Exercise details: Retype every line from the start of the data down to and including the line with "import plotly.graph_objects as go". Skip the pictures.

Source data:
---*---

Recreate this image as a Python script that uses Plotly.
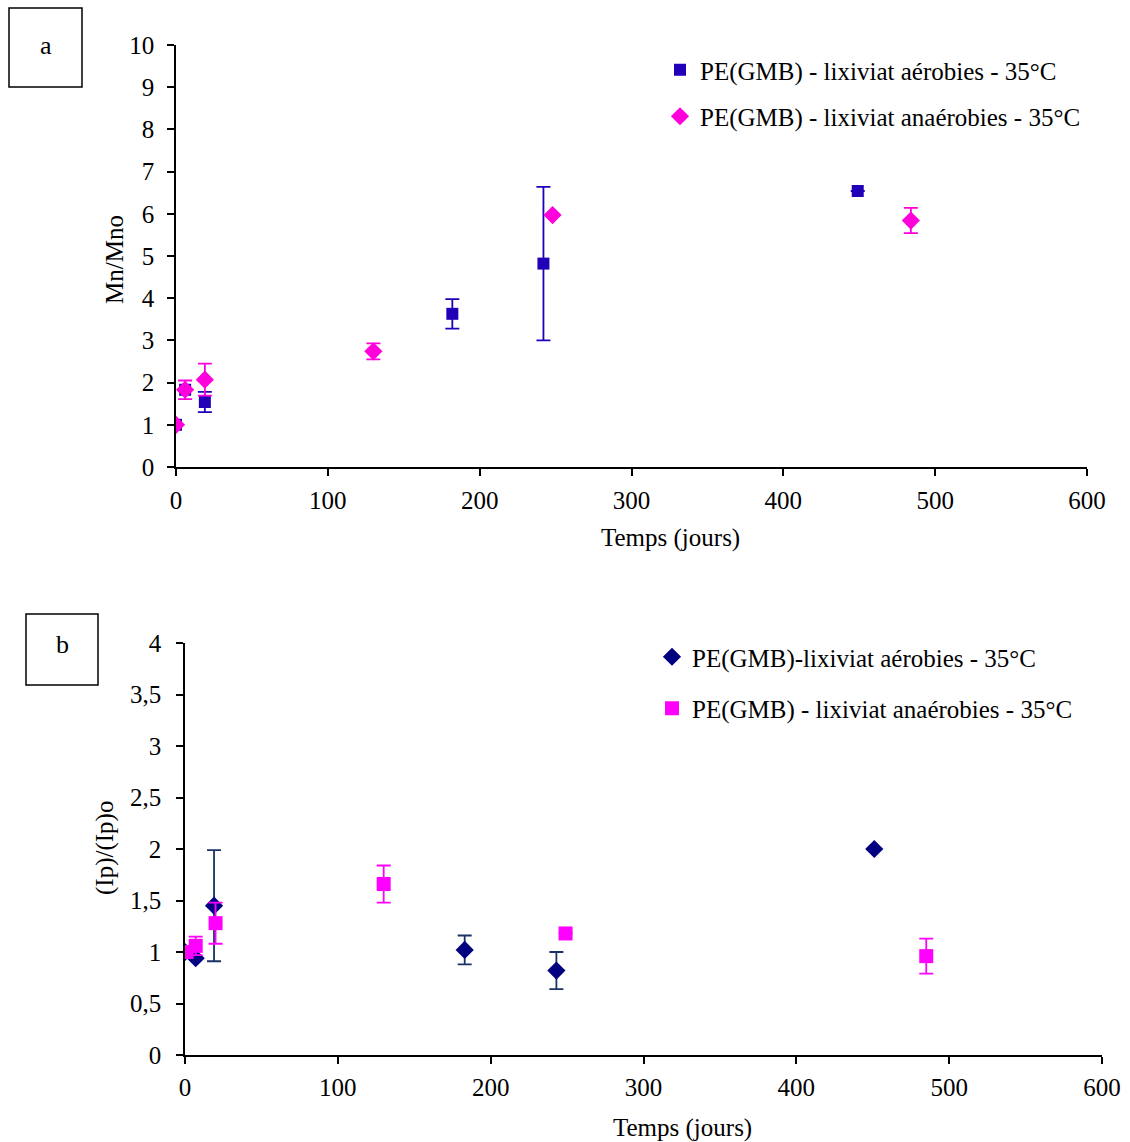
import plotly.graph_objects as go

# ---- Chart a data: Mn/Mno ----
a_aer_x = [0, 6, 19, 182, 242, 449]
a_aer_y = [1.0, 1.83, 1.54, 3.63, 4.82, 6.54]
a_aer_err = [0, 0, 0.24, 0.35, 1.82, 0]
a_ana_x = [0, 6, 19, 130, 248, 484]
a_ana_y = [1.0, 1.83, 2.07, 2.74, 5.97, 5.84]
a_ana_err = [0, 0.22, 0.38, 0.19, 0, 0.3]

# ---- Chart b data: (Ip)/(Ip)o ----
b_aer_x = [0, 7, 19, 183, 243, 451]
b_aer_y = [1.0, 0.94, 1.45, 1.02, 0.82, 2.0]
b_aer_err = [0, 0, 0.54, 0.14, 0.18, 0]
b_ana_x = [1, 7, 20, 130, 249, 485]
b_ana_y = [1.0, 1.06, 1.28, 1.66, 1.18, 0.96]
b_ana_err = [0, 0.09, 0.2, 0.18, 0, 0.17]

a_label_aer = "PE(GMB) - lixiviat aérobies - 35°C"
a_label_ana = "PE(GMB) - lixiviat anaérobies - 35°C"
b_label_aer = "PE(GMB)-lixiviat aérobies - 35°C"
b_label_ana = "PE(GMB) - lixiviat anaérobies - 35°C"

FONT = "Liberation Serif, Times New Roman, serif"
FS = 25
W, H = 1130, 1142

def px(x):
    return x / W

def py(y):
    return 1 - y / H

fig = go.Figure()

fig.add_trace(go.Scatter(
    x=a_aer_x, y=a_aer_y, mode="markers", name=a_label_aer, legendgroup="a1",
    marker=dict(symbol="square", size=12, color="#2200B8"),
    error_y=dict(type="data", array=a_aer_err, color="#2200B8", thickness=1.8, width=7),
    xaxis="x", yaxis="y", legend="legend"))
fig.add_trace(go.Scatter(
    x=a_ana_x, y=a_ana_y, mode="markers", name=a_label_ana, legendgroup="a2",
    marker=dict(symbol="diamond", size=14, color="#FF00DD"),
    error_y=dict(type="data", array=a_ana_err, color="#FF00DD", thickness=1.8, width=7),
    xaxis="x", yaxis="y", legend="legend"))

fig.add_trace(go.Scatter(
    x=b_aer_x, y=b_aer_y, mode="markers", name=b_label_aer, legendgroup="b1",
    marker=dict(symbol="diamond", size=14, color="#000080"),
    error_y=dict(type="data", array=b_aer_err, color="#1A3366", thickness=1.8, width=7),
    xaxis="x2", yaxis="y2", legend="legend2"))
fig.add_trace(go.Scatter(
    x=b_ana_x, y=b_ana_y, mode="markers", name=b_label_ana, legendgroup="b2",
    marker=dict(symbol="square", size=14, color="#FF00FF"),
    error_y=dict(type="data", array=b_ana_err, color="#FF00FF", thickness=1.8, width=7),
    xaxis="x2", yaxis="y2", legend="legend2"))

axis_common = dict(showgrid=False, zeroline=False, showline=True, linecolor="black",
                   linewidth=1.5, ticks="outside", ticklen=7, tickcolor="black",
                   tickwidth=1.5, automargin=False,
                   tickfont=dict(family=FONT, size=FS, color="black"))

fig.update_layout(
    width=W, height=H,
    margin=dict(l=0, r=0, t=0, b=0, pad=0, autoexpand=False),
    paper_bgcolor="white", plot_bgcolor="white",
    separators=", ",
    font=dict(family=FONT, size=FS, color="black"),
    xaxis=dict(domain=[px(176), px(1087)], range=[0, 600], dtick=100, anchor="y",
               ticklabelstandoff=3, **axis_common),
    yaxis=dict(domain=[py(467), py(45)], range=[0, 10], dtick=1, anchor="x",
               ticklabelstandoff=8, **axis_common),
    xaxis2=dict(domain=[px(185), px(1102)], range=[0, 600], dtick=100, anchor="y2",
                ticklabelstandoff=2, **axis_common),
    yaxis2=dict(domain=[py(1055), py(643)], range=[0, 4], dtick=0.5, anchor="x2",
                ticklabelstandoff=10, **axis_common),
    legend=dict(x=px(660), y=py(47), xanchor="left", yanchor="top", bgcolor="rgba(0,0,0,0)",
                font=dict(family=FONT, size=FS, color="black"), tracegroupgap=11,
                itemsizing="trace"),
    legend2=dict(x=px(652), y=py(634), xanchor="left", yanchor="top", bgcolor="rgba(0,0,0,0)",
                 font=dict(family=FONT, size=FS, color="black"), tracegroupgap=16,
                 itemsizing="trace"),
    showlegend=True,
)

def ann(text, x, y, size=FS, angle=0):
    return dict(text=text, x=px(x), y=py(y), xref="paper", yref="paper",
                xanchor="center", yanchor="middle", textangle=angle,
                showarrow=False, font=dict(family=FONT, size=size, color="black"))

annotations = [
    ann("Temps (jours)", 670, 538),
    ann("Mn/Mno", 115, 260, angle=-90),
    ann("Temps (jours)", 682, 1128),
    ann("(Ip)/(Ip)o", 105, 848, angle=-90),
    ann("a", 45.5, 46, size=26),
    ann("b", 62, 644, size=26),
]
fig.update_layout(annotations=annotations)

fig.add_shape(type="rect", xref="paper", yref="paper",
              x0=px(9), x1=px(82), y0=py(87), y1=py(8),
              line=dict(color="black", width=1.5))
fig.add_shape(type="rect", xref="paper", yref="paper",
              x0=px(26), x1=px(98), y0=py(685), y1=py(614),
              line=dict(color="black", width=1.5))

fig.write_html("out.html", config={"displayModeBar": False},
               post_script="document.body.style.margin='0';document.body.style.overflow='hidden';")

---*---

Answer:
Recreate this image as a Python script that uses Plotly.
import plotly.graph_objects as go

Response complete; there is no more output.